--- begin Records supplied ---

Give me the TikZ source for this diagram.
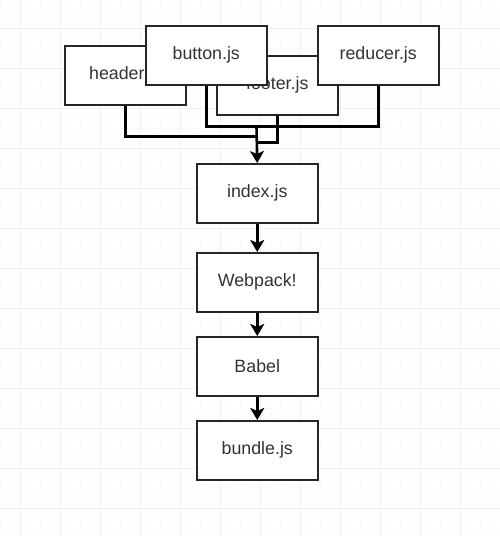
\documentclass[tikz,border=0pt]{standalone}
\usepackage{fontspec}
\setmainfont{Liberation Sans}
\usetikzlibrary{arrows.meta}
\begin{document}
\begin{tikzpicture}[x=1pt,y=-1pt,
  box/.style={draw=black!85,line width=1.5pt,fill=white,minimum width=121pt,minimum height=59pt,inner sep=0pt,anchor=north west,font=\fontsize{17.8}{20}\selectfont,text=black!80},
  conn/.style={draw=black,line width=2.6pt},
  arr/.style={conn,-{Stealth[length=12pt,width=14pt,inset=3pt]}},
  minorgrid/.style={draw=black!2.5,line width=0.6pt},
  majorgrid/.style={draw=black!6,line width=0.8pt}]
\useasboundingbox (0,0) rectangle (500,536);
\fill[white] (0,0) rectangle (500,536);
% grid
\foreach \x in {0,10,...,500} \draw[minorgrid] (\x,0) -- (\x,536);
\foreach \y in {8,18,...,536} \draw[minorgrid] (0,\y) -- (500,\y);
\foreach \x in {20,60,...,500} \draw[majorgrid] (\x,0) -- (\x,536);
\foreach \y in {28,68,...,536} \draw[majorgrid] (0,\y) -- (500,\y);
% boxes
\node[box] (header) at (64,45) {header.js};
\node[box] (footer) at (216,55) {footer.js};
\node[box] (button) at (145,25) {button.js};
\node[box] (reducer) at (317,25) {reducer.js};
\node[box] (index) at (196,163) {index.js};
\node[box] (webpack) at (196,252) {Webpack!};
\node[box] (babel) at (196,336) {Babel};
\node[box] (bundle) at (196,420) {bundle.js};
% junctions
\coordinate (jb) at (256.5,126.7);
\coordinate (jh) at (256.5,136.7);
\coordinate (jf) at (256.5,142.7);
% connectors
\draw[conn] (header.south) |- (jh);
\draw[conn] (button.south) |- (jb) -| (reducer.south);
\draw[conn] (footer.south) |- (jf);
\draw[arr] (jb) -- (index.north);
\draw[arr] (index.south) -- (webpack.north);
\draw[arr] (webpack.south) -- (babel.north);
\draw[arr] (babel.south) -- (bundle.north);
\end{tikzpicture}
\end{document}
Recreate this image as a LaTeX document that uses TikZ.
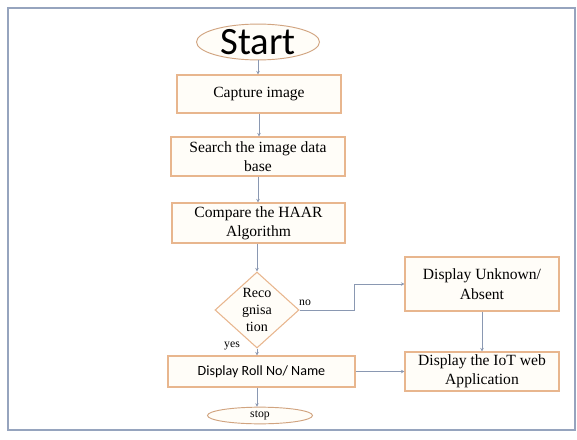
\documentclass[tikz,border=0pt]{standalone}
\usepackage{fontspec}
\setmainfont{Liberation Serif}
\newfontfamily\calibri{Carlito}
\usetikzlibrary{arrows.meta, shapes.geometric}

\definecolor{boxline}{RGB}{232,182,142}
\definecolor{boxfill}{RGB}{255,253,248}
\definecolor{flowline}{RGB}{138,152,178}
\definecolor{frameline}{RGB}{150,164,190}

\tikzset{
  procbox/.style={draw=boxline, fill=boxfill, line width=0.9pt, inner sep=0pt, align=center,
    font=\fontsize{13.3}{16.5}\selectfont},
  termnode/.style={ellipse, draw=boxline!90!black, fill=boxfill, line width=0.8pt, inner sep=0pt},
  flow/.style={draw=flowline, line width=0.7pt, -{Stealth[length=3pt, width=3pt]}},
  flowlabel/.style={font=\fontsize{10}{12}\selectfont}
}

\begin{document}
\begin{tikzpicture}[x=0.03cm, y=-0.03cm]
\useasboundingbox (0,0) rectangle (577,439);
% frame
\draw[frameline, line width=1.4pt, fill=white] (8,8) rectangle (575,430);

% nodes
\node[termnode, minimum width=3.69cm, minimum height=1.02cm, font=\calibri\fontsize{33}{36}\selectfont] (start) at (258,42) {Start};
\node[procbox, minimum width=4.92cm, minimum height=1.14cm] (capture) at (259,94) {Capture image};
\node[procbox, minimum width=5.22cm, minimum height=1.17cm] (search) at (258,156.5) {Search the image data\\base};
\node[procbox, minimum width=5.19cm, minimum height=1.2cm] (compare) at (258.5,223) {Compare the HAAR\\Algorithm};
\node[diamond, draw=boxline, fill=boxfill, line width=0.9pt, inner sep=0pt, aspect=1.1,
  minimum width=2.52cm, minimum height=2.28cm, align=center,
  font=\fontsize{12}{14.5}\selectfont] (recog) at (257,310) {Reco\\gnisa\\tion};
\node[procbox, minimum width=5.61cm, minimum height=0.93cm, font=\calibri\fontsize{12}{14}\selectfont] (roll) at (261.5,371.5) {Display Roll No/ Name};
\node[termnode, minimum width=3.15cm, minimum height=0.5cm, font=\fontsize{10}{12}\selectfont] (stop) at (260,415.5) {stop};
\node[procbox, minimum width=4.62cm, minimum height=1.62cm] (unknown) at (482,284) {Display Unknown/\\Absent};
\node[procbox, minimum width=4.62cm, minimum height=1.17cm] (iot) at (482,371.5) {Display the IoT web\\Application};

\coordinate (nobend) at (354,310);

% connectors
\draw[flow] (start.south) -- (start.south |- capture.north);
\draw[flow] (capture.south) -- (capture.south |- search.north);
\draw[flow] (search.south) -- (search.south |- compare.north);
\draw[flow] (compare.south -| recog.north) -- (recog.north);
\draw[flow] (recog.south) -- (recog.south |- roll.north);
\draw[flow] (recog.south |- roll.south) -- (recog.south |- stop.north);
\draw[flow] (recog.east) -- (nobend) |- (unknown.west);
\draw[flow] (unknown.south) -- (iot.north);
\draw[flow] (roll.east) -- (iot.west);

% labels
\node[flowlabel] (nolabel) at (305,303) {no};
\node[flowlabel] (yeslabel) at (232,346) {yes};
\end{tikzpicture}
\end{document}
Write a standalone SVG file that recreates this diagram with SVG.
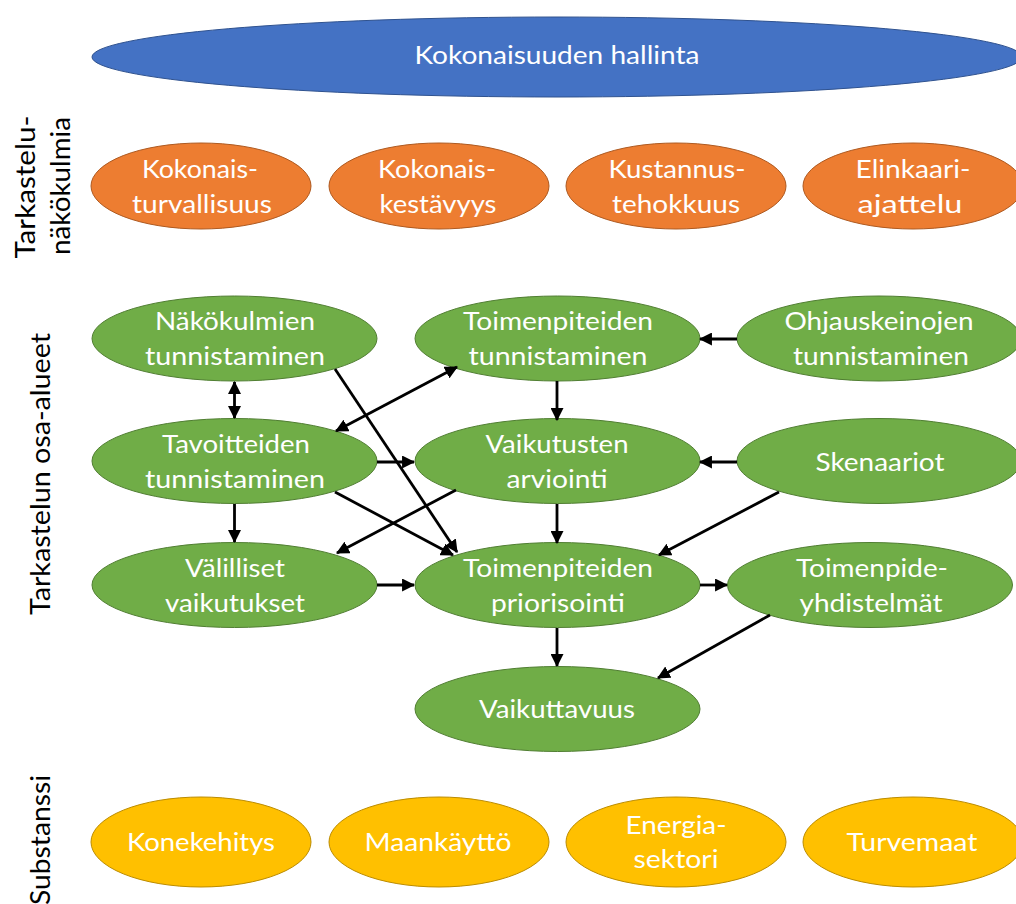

--- end Records supplied ---

The entries above are to be returned exactly, without their pictures.

Give me the TikZ source for this diagram.
\documentclass[tikz,border=0pt]{standalone}
\usepackage{fontspec}
\setmainfont{Liberation Sans}
\usetikzlibrary{arrows.meta}
\begin{document}
\begin{tikzpicture}[x=1pt,y=-1pt,
  box/.style={draw=black!85,line width=1.5pt,fill=white,minimum width=121pt,minimum height=59pt,inner sep=0pt,anchor=north west,font=\fontsize{17.8}{20}\selectfont,text=black!80},
  conn/.style={draw=black,line width=2.6pt},
  arr/.style={conn,-{Stealth[length=12pt,width=14pt,inset=3pt]}},
  minorgrid/.style={draw=black!2.5,line width=0.6pt},
  majorgrid/.style={draw=black!6,line width=0.8pt}]
\useasboundingbox (0,0) rectangle (500,536);
\fill[white] (0,0) rectangle (500,536);
% grid
\foreach \x in {0,10,...,500} \draw[minorgrid] (\x,0) -- (\x,536);
\foreach \y in {8,18,...,536} \draw[minorgrid] (0,\y) -- (500,\y);
\foreach \x in {20,60,...,500} \draw[majorgrid] (\x,0) -- (\x,536);
\foreach \y in {28,68,...,536} \draw[majorgrid] (0,\y) -- (500,\y);
% boxes
\node[box] (header) at (64,45) {header.js};
\node[box] (footer) at (216,55) {footer.js};
\node[box] (button) at (145,25) {button.js};
\node[box] (reducer) at (317,25) {reducer.js};
\node[box] (index) at (196,163) {index.js};
\node[box] (webpack) at (196,252) {Webpack!};
\node[box] (babel) at (196,336) {Babel};
\node[box] (bundle) at (196,420) {bundle.js};
% junctions
\coordinate (jb) at (256.5,126.7);
\coordinate (jh) at (256.5,136.7);
\coordinate (jf) at (256.5,142.7);
% connectors
\draw[conn] (header.south) |- (jh);
\draw[conn] (button.south) |- (jb) -| (reducer.south);
\draw[conn] (footer.south) |- (jf);
\draw[arr] (jb) -- (index.north);
\draw[arr] (index.south) -- (webpack.north);
\draw[arr] (webpack.south) -- (babel.north);
\draw[arr] (babel.south) -- (bundle.north);
\end{tikzpicture}
\end{document}
Recreate this image as a LaTeX document that uses TikZ.
\documentclass[tikz,border=0pt]{standalone}
\usepackage{fontspec}
\setmainfont{Liberation Serif}
\newfontfamily\calibri{Carlito}
\usetikzlibrary{arrows.meta, shapes.geometric}

\definecolor{boxline}{RGB}{232,182,142}
\definecolor{boxfill}{RGB}{255,253,248}
\definecolor{flowline}{RGB}{138,152,178}
\definecolor{frameline}{RGB}{150,164,190}

\tikzset{
  procbox/.style={draw=boxline, fill=boxfill, line width=0.9pt, inner sep=0pt, align=center,
    font=\fontsize{13.3}{16.5}\selectfont},
  termnode/.style={ellipse, draw=boxline!90!black, fill=boxfill, line width=0.8pt, inner sep=0pt},
  flow/.style={draw=flowline, line width=0.7pt, -{Stealth[length=3pt, width=3pt]}},
  flowlabel/.style={font=\fontsize{10}{12}\selectfont}
}

\begin{document}
\begin{tikzpicture}[x=0.03cm, y=-0.03cm]
\useasboundingbox (0,0) rectangle (577,439);
% frame
\draw[frameline, line width=1.4pt, fill=white] (8,8) rectangle (575,430);

% nodes
\node[termnode, minimum width=3.69cm, minimum height=1.02cm, font=\calibri\fontsize{33}{36}\selectfont] (start) at (258,42) {Start};
\node[procbox, minimum width=4.92cm, minimum height=1.14cm] (capture) at (259,94) {Capture image};
\node[procbox, minimum width=5.22cm, minimum height=1.17cm] (search) at (258,156.5) {Search the image data\\base};
\node[procbox, minimum width=5.19cm, minimum height=1.2cm] (compare) at (258.5,223) {Compare the HAAR\\Algorithm};
\node[diamond, draw=boxline, fill=boxfill, line width=0.9pt, inner sep=0pt, aspect=1.1,
  minimum width=2.52cm, minimum height=2.28cm, align=center,
  font=\fontsize{12}{14.5}\selectfont] (recog) at (257,310) {Reco\\gnisa\\tion};
\node[procbox, minimum width=5.61cm, minimum height=0.93cm, font=\calibri\fontsize{12}{14}\selectfont] (roll) at (261.5,371.5) {Display Roll No/ Name};
\node[termnode, minimum width=3.15cm, minimum height=0.5cm, font=\fontsize{10}{12}\selectfont] (stop) at (260,415.5) {stop};
\node[procbox, minimum width=4.62cm, minimum height=1.62cm] (unknown) at (482,284) {Display Unknown/\\Absent};
\node[procbox, minimum width=4.62cm, minimum height=1.17cm] (iot) at (482,371.5) {Display the IoT web\\Application};

\coordinate (nobend) at (354,310);

% connectors
\draw[flow] (start.south) -- (start.south |- capture.north);
\draw[flow] (capture.south) -- (capture.south |- search.north);
\draw[flow] (search.south) -- (search.south |- compare.north);
\draw[flow] (compare.south -| recog.north) -- (recog.north);
\draw[flow] (recog.south) -- (recog.south |- roll.north);
\draw[flow] (recog.south |- roll.south) -- (recog.south |- stop.north);
\draw[flow] (recog.east) -- (nobend) |- (unknown.west);
\draw[flow] (unknown.south) -- (iot.north);
\draw[flow] (roll.east) -- (iot.west);

% labels
\node[flowlabel] (nolabel) at (305,303) {no};
\node[flowlabel] (yeslabel) at (232,346) {yes};
\end{tikzpicture}
\end{document}
Write a standalone SVG file that recreates this diagram with SVG.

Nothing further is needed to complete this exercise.